La parroquia de Playa Grande, con la que colaborábamos en nuestra labor evangelizadora, comprendía muchas realidades, pequeñas iglesias y poblaciones dispersas por un territorio del tamaño de una provincia italiana, por lo que los dos párrocos, aunque animados de un gran espíritu de sacrificio (¡y dos coches a prueba de baches!) no podían llegar a todos los pequeños núcleos donde habían sembrado la Palabra del Evangelio y donde los domingos las pequeñas semillas esperaban los cuidados necesarios para crecer. Nos pidieron que ocupáramos su lugar un domingo en uno de esos centros.

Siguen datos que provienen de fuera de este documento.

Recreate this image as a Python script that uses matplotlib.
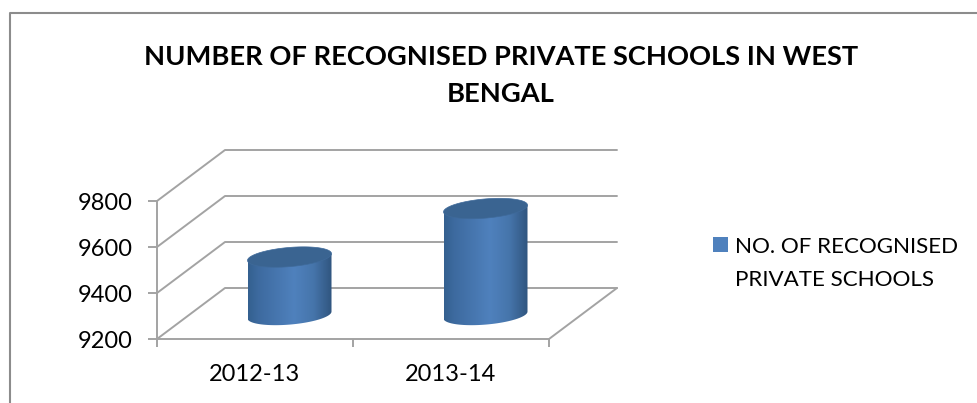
import numpy as np
import matplotlib
matplotlib.use("Agg")
import matplotlib.pyplot as plt
from matplotlib.colors import LinearSegmentedColormap
from matplotlib.legend_handler import HandlerPatch
from matplotlib.lines import Line2D
from matplotlib.patches import Patch, Polygon, Rectangle

categories = ["2012-13", "2013-14"]
school_counts = [9452, 9663]
y_ticks = [9200, 9400, 9600, 9800]
series_name = "NO. OF RECOGNISED\nPRIVATE SCHOOLS"
title = "NUMBER OF RECOGNISED PRIVATE SCHOOLS IN WEST\nBENGAL"

W, H = 977, 403
plt.rcParams["font.family"] = ["Lato", "DejaVu Sans"]
fig = plt.figure(figsize=(W / 100, H / 100), dpi=100, facecolor="white")

# Front plane of the 3D box, in pixels
left, right, bottom, top = 157, 549, 339, 201
ax = fig.add_axes([left / W, 1 - bottom / H, (right - left) / W, (bottom - top) / H])
ax.set_xlim(-0.5, 1.5)
ax.set_ylim(9200, 9800)
ax.patch.set_alpha(0)

PX_X = (right - left) / 2
PX_Y = (bottom - top) / 600
DEPTH_X, DEPTH_Y = 68, 51
GRID = "#a3a3a3"
LW = 1.4


def project(x, v, depth=0.0, px=0.0, py=0.0):
    """Map a category/value position at a box depth to data coordinates."""
    return (x + (depth * DEPTH_X + px) / PX_X, v + (depth * DEPTH_Y + py) / PX_Y)


def box_line(x, v, d):
    xs, ys = zip(*[project(a, b, c) for a, b, c in zip(x, v, d)])
    ax.plot(xs, ys, color=GRID, lw=LW, clip_on=False, zorder=1, solid_capstyle="round")


# Back wall gridlines, side wall diagonals and the floor edge
for v in y_ticks:
    box_line([-0.5, -0.5, 1.5], [v, v, v], [0, 1, 1])
box_line([1.5, 1.5], [9200, 9200], [0, 1])

# Axis spines and ticks
for side in ("top", "right"):
    ax.spines[side].set_visible(False)
for side in ("left", "bottom"):
    ax.spines[side].set_color(GRID)
    ax.spines[side].set_linewidth(LW)
ax.set_yticks(y_ticks)
ax.set_xticks([-0.5, 0.5, 1.5], labels=[])
ax.set_xticks([0, 1], labels=categories, minor=True)
ax.tick_params(axis="y", length=6.5, width=LW, color=GRID, pad=11, labelsize=17, labelcolor="black")
ax.tick_params(axis="x", which="major", length=6, width=LW, color=GRID)
ax.tick_params(axis="x", which="minor", length=0, pad=18, labelsize=17, labelcolor="black")

# Cylinders, shaded across their width
side_cmap = LinearSegmentedColormap.from_list(
    "side", [(0, "#34608f"), (0.12, "#3d6a9f"), (0.55, "#4f81bd"), (0.78, "#4675ab"), (1, "#30557f")]
)
RX, RY, TILT = 42, 9.6, 3.4
t = np.linspace(0, 2 * np.pi, 121)
ring_x = RX * np.cos(t)
ring_y = RY * np.sin(t) + TILT * np.cos(t)
for i, value in enumerate(school_counts):
    base = project(i, 9200, 0.5, 0.5, -1.5)
    head = project(i, value, 0.5, 0.5, -1.5)
    lower = t[(t >= np.pi)]
    lx = RX * np.cos(lower)
    ly = RY * np.sin(lower) + TILT * np.cos(lower)
    body = np.vstack([
        [[head[0] - RX / PX_X, head[1] - TILT / PX_Y]],
        np.column_stack([base[0] + lx / PX_X, base[1] + ly / PX_Y]),
        [[head[0] + RX / PX_X, head[1] + TILT / PX_Y]],
    ])
    shape = Polygon(body, closed=True, facecolor="none", edgecolor="none", transform=ax.transData)
    ax.add_patch(shape)
    ramp = np.linspace(0, 1, 256).reshape(1, -1)
    im = ax.imshow(
        ramp, cmap=side_cmap, aspect="auto", zorder=3,
        extent=[head[0] - RX / PX_X, head[0] + RX / PX_X,
                base[1] - (RY + 4) / PX_Y, head[1] + (RY + 4) / PX_Y],
    )
    im.set_clip_box(fig.bbox)
    im.set_clip_path(shape)
    ax.add_patch(Polygon(
        np.column_stack([head[0] + ring_x / PX_X, head[1] + ring_y / PX_Y]),
        closed=True, facecolor="#3a6491", edgecolor="#3f6a9a", lw=0.5, zorder=4, clip_on=False,
    ))
ax.set_xlim(-0.5, 1.5)
ax.set_ylim(9200, 9800)

# Chart frame: only the top and left edges fall inside the canvas
frame = "#8c8c8c"
fig.add_artist(Line2D([9.5 / W, 9.5 / W, 1], [0, 1 - 13 / H, 1 - 13 / H], color=frame, lw=1.5))

fig.text(501 / W, 1 - 75.5 / H, title, ha="center", va="center", fontsize=19.6,
         fontweight="bold", linespacing=1.68, color="black")


def first_line_swatch(legend, orig_handle, xdescent, ydescent, width, height, fontsize):
    # Lift the swatch from the last text line up to the first one
    return Rectangle((-xdescent, -ydescent + 13.7), width, height)


legend = fig.legend(
    handles=[Patch(facecolor="#4f81bd", edgecolor="none")], labels=[series_name],
    loc="upper left", bbox_to_anchor=(713 / W, 1 - 237 / H), frameon=False,
    fontsize=16.1, handlelength=0.68, handleheight=0.68, handletextpad=0.31,
    labelspacing=0, borderpad=0, borderaxespad=0,
    handler_map={Patch: HandlerPatch(patch_func=first_line_swatch)},
)
for text in legend.get_texts():
    text.set_linespacing(1.8)

fig.savefig("out.png", dpi=100, facecolor="white")
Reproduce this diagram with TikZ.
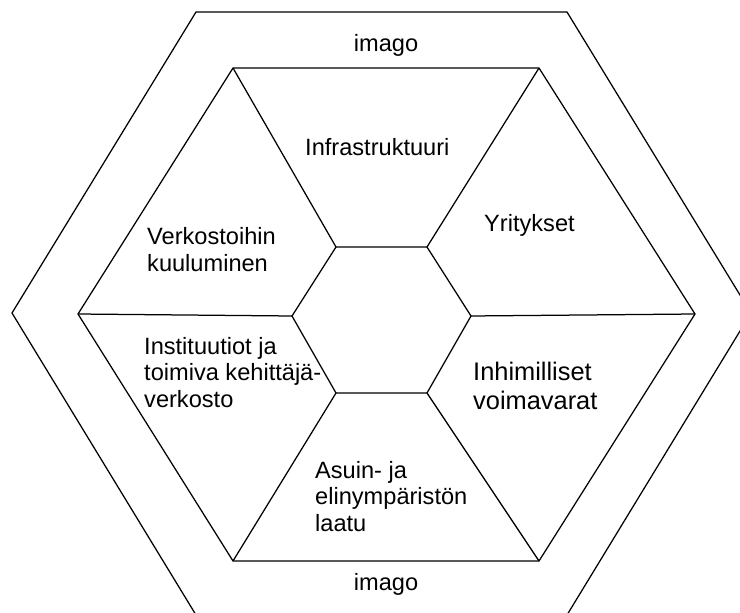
\documentclass[tikz,border=0pt]{standalone}
\usepackage{fontspec}
\setmainfont{Liberation Sans}
\begin{document}
\begin{tikzpicture}[x=1pt,y=-1pt,
  edge/.style={draw=black,line width=1.25pt,line join=miter},
  lbl/.style={inner sep=0pt,anchor=base west,align=left,font=\fontsize{23.6}{26.3}\selectfont},
  biglbl/.style={inner sep=0pt,anchor=base west,align=left,font=\fontsize{25.4}{29}\selectfont},
  ctr/.style={inner sep=0pt,anchor=base,font=\fontsize{23.6}{26.3}\selectfont}]
\useasboundingbox (0,0) rectangle (740,613);
\clip (0,0) rectangle (740,613);
\fill[white] (0,0) rectangle (740,613);
% outer hexagon
\coordinate (O1) at (196,12);
\coordinate (O2) at (567,12);
\coordinate (O3) at (751,313);
\coordinate (O4) at (567,615);
\coordinate (O5) at (196,615);
\coordinate (O6) at (12,313);
% inner hexagon
\coordinate (A1) at (233,68);
\coordinate (A2) at (539,68);
\coordinate (A3) at (695,314);
\coordinate (A4) at (539,561);
\coordinate (A5) at (233,561);
\coordinate (A6) at (78,314);
% central hexagon
\coordinate (B1) at (336,247);
\coordinate (B2) at (427,247);
\coordinate (B3) at (471,316);
\coordinate (B4) at (427,393);
\coordinate (B5) at (336,393);
\coordinate (B6) at (292,316);
\draw[edge] (O1) -- (O2) -- (O3) -- (O4) -- (O5) -- (O6) -- cycle;
\draw[edge] (A1) -- (A2) -- (A3) -- (A4) -- (A5) -- (A6) -- cycle;
\draw[edge] (B1) -- (B2) -- (B3) -- (B4) -- (B5) -- (B6) -- cycle;
\draw[edge] (A1) -- (B1);
\draw[edge] (A2) -- (B2);
\draw[edge] (A3) -- (B3);
\draw[edge] (A4) -- (B4);
\draw[edge] (A5) -- (B5);
\draw[edge] (A6) -- (B6);
% labels (anchor = baseline of last line)
\node[ctr] (imagotop) at (386,51.5) {imago};
\node[ctr] (imagobot) at (386,590) {imago};
\node[lbl] (infra) at (305,155.5) {Infrastruktuuri};
\node[lbl] (yrit) at (484,231.5) {Yritykset};
\node[lbl] (verk) at (147,271) {Verkostoihin\\kuuluminen};
\node[lbl] (inst) at (144,407) {Instituutiot ja\\toimiva kehittäjä-\\verkosto};
\node[biglbl] (inhim) at (473,409) {Inhimilliset\\voimavarat};
\node[lbl] (asuin) at (315,531) {Asuin- ja\\elinympäristön\\laatu};
\end{tikzpicture}
\end{document}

Nos aventuramos en coche por carreteras cada vez más estrechas, hasta que, al llegar al final del camino de tierra roja, nos recibió el catequista local, que nos mostró el lugar provisional donde podríamos vivir la celebración de la Palabra: un pequeño “cenador”, de cuatro postes abiertos por los cuatro costados, con techo de paja. Colocamos a Jesús en una banqueta aproximada y, mientras llegaban los fieles, que habían seguido el coche a nuestro paso, nos acomodamos para la liturgia y comenzamos. En el momento del ofertorio, explicamos que no podríamos hacer el ofertorio que se celebra en la Santa Misa, pero cantaríamos una canción y ofreceríamos a Jesús, que estaba allí presente, las alegrías y trabajos de los días pasados, recogiendo en nuestros corazones el deseo de que el Padre se sirviera de ellos para unirlos a Jesús en el sacrificio eucarístico. Entonces se desarrolló ante mis ojos una escena que nunca olvidaré: nada más comenzar el canto, aparecieron detrás de nosotros unos jóvenes: llevaban cubos de pescado recién pescado, redes lavadas por las olas del mar, los brazos cansados por el trabajo necesario para la supervivencia de sus familias. Nunca me había parecido tan cercano el Evangelio, la vida de nuestra vida, de su vida sencilla, la luz que ilumina los gestos de lo cotidiano, que se convierte en ofrenda de lo poco para seguir viviendo, aunque pase de largo y no se detenga, aunque salude con una sonrisa y una rápida señal de la cruz. Cuando terminó la fiesta, fuimos a ver de dónde venían y entonces, en la playa que sólo los paisajes caribeños son capaces de mostrar, me pareció ver realmente los pasos de Jesús y su sonrisa para mí, que cuando, asustada por mi pequeñez, le dejo seguir, ¡sigo viendo maravillas de la gracia!